Begin DATA LINES
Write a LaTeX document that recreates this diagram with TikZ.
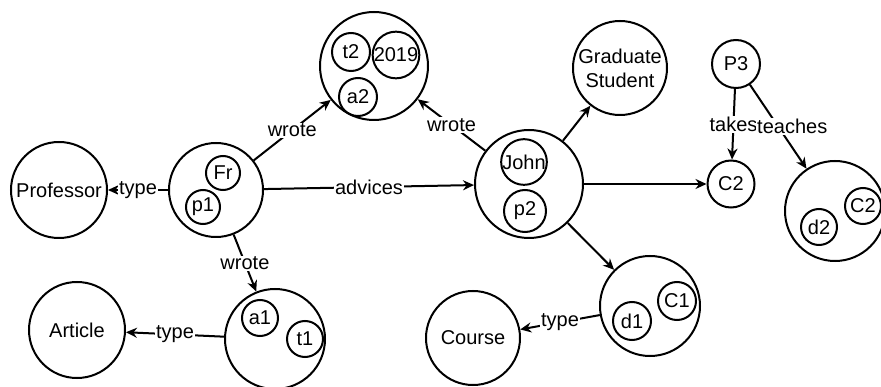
\documentclass[tikz,border=0pt]{standalone}
\usepackage{fontspec}
\setmainfont{Liberation Sans}
\usetikzlibrary{arrows.meta}

\tikzset{
  set/.style={draw, circle, line width=2pt, inner sep=0pt},
  lbl/.style={fill=white, inner sep=1pt},
  rel/.style={line width=2pt, -{Stealth[length=11pt,width=10pt]}},
}

\begin{document}
\begin{tikzpicture}[x=1pt, y=-1pt, font=\fontsize{20}{24}\selectfont]
\useasboundingbox (0,0) rectangle (881,387);

\node[set, minimum size=96pt] (prof) at (59,190) {Professor};
\node[set, minimum size=94pt] (s1) at (216,190) {};
\node[set, minimum size=34pt] (fr) at (223,173) {Fr};
\node[set, minimum size=34pt] (p1) at (203,207) {p1};

\node[set, minimum size=108pt] (s2) at (374,66) {};
\node[set, minimum size=38pt] (t2) at (351,52) {t2};
\node[set, minimum size=46pt] (y2019) at (396,55) {2019};
\node[set, minimum size=38pt] (a2) at (358,97) {a2};

\node[set, minimum size=108pt] (s3) at (529,184) {};
\node[set, minimum size=44pt] (john) at (524,162) {John};
\node[set, minimum size=42pt] (p2) at (525,211) {p2};

\node[set, minimum size=94pt, align=center] (grad) at (620,68) {Graduate\\Student};
\node[set, minimum size=48pt] (p3) at (736,64) {P3};
\node[set, minimum size=47pt] (c2) at (731,184) {C2};
\node[set, minimum size=100pt] (s6) at (835,211) {};
\node[set, minimum size=36pt] (d2) at (819,227) {d2};
\node[set, minimum size=36pt] (c2b) at (863,206) {C2};

\node[set, minimum size=96pt] (article) at (77,330) {Article};
\node[set, minimum size=100pt] (s4) at (275,339) {};
\node[set, minimum size=36pt] (a1) at (260,318) {a1};
\node[set, minimum size=36pt] (t1) at (305,339) {t1};

\node[set, minimum size=94pt] (course) at (473,338) {Course};
\node[set, minimum size=100pt] (s5) at (650,306) {};
\node[set, minimum size=38pt] (d1) at (632,321) {d1};
\node[set, minimum size=38pt] (c1) at (677,301) {C1};

\path[draw,rel] (s1) -- node[lbl] {type} (prof);
\path[draw,rel] (s1) -- node[lbl] {wrote} (s2);
\path[draw,rel] (s1) -- node[lbl] {wrote} (s4);
\path[draw,rel] (s1) -- node[lbl] {advices} (s3);
\path[draw,rel] (s3) -- node[lbl] {wrote} (s2);
\path[draw,rel] (s3) -- (grad);
\path[draw,rel] (s3) -- (c2);
\path[draw,rel] (s3) -- (s5);
\path[draw,rel] (s4) -- node[lbl] {type} (article);
\path[draw,rel] (s5) -- node[lbl] {type} (course);
\path[draw,rel] (p3) -- node[lbl] {takes} (c2);
\path[draw,rel] (p3) -- node[lbl, xshift=14pt] {teaches} (s6);
\end{tikzpicture}
\end{document}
End DATA LINES
Copy the whole of the material above exactly, but not its images.

__ANSWER TO THE PROBLEM__.
Write a LaTeX document that recreates this diagram with TikZ.
\documentclass[tikz,border=0pt]{standalone}
\usepackage{fontspec}
\setmainfont{Liberation Sans}
\usetikzlibrary{arrows.meta}

\tikzset{
  set/.style={draw, circle, line width=2pt, inner sep=0pt},
  lbl/.style={fill=white, inner sep=1pt},
  rel/.style={line width=2pt, -{Stealth[length=11pt,width=10pt]}},
}

\begin{document}
\begin{tikzpicture}[x=1pt, y=-1pt, font=\fontsize{20}{24}\selectfont]
\useasboundingbox (0,0) rectangle (881,387);

\node[set, minimum size=96pt] (prof) at (59,190) {Professor};
\node[set, minimum size=94pt] (s1) at (216,190) {};
\node[set, minimum size=34pt] (fr) at (223,173) {Fr};
\node[set, minimum size=34pt] (p1) at (203,207) {p1};

\node[set, minimum size=108pt] (s2) at (374,66) {};
\node[set, minimum size=38pt] (t2) at (351,52) {t2};
\node[set, minimum size=46pt] (y2019) at (396,55) {2019};
\node[set, minimum size=38pt] (a2) at (358,97) {a2};

\node[set, minimum size=108pt] (s3) at (529,184) {};
\node[set, minimum size=44pt] (john) at (524,162) {John};
\node[set, minimum size=42pt] (p2) at (525,211) {p2};

\node[set, minimum size=94pt, align=center] (grad) at (620,68) {Graduate\\Student};
\node[set, minimum size=48pt] (p3) at (736,64) {P3};
\node[set, minimum size=47pt] (c2) at (731,184) {C2};
\node[set, minimum size=100pt] (s6) at (835,211) {};
\node[set, minimum size=36pt] (d2) at (819,227) {d2};
\node[set, minimum size=36pt] (c2b) at (863,206) {C2};

\node[set, minimum size=96pt] (article) at (77,330) {Article};
\node[set, minimum size=100pt] (s4) at (275,339) {};
\node[set, minimum size=36pt] (a1) at (260,318) {a1};
\node[set, minimum size=36pt] (t1) at (305,339) {t1};

\node[set, minimum size=94pt] (course) at (473,338) {Course};
\node[set, minimum size=100pt] (s5) at (650,306) {};
\node[set, minimum size=38pt] (d1) at (632,321) {d1};
\node[set, minimum size=38pt] (c1) at (677,301) {C1};

\path[draw,rel] (s1) -- node[lbl] {type} (prof);
\path[draw,rel] (s1) -- node[lbl] {wrote} (s2);
\path[draw,rel] (s1) -- node[lbl] {wrote} (s4);
\path[draw,rel] (s1) -- node[lbl] {advices} (s3);
\path[draw,rel] (s3) -- node[lbl] {wrote} (s2);
\path[draw,rel] (s3) -- (grad);
\path[draw,rel] (s3) -- (c2);
\path[draw,rel] (s3) -- (s5);
\path[draw,rel] (s4) -- node[lbl] {type} (article);
\path[draw,rel] (s5) -- node[lbl] {type} (course);
\path[draw,rel] (p3) -- node[lbl] {takes} (c2);
\path[draw,rel] (p3) -- node[lbl, xshift=14pt] {teaches} (s6);
\end{tikzpicture}
\end{document}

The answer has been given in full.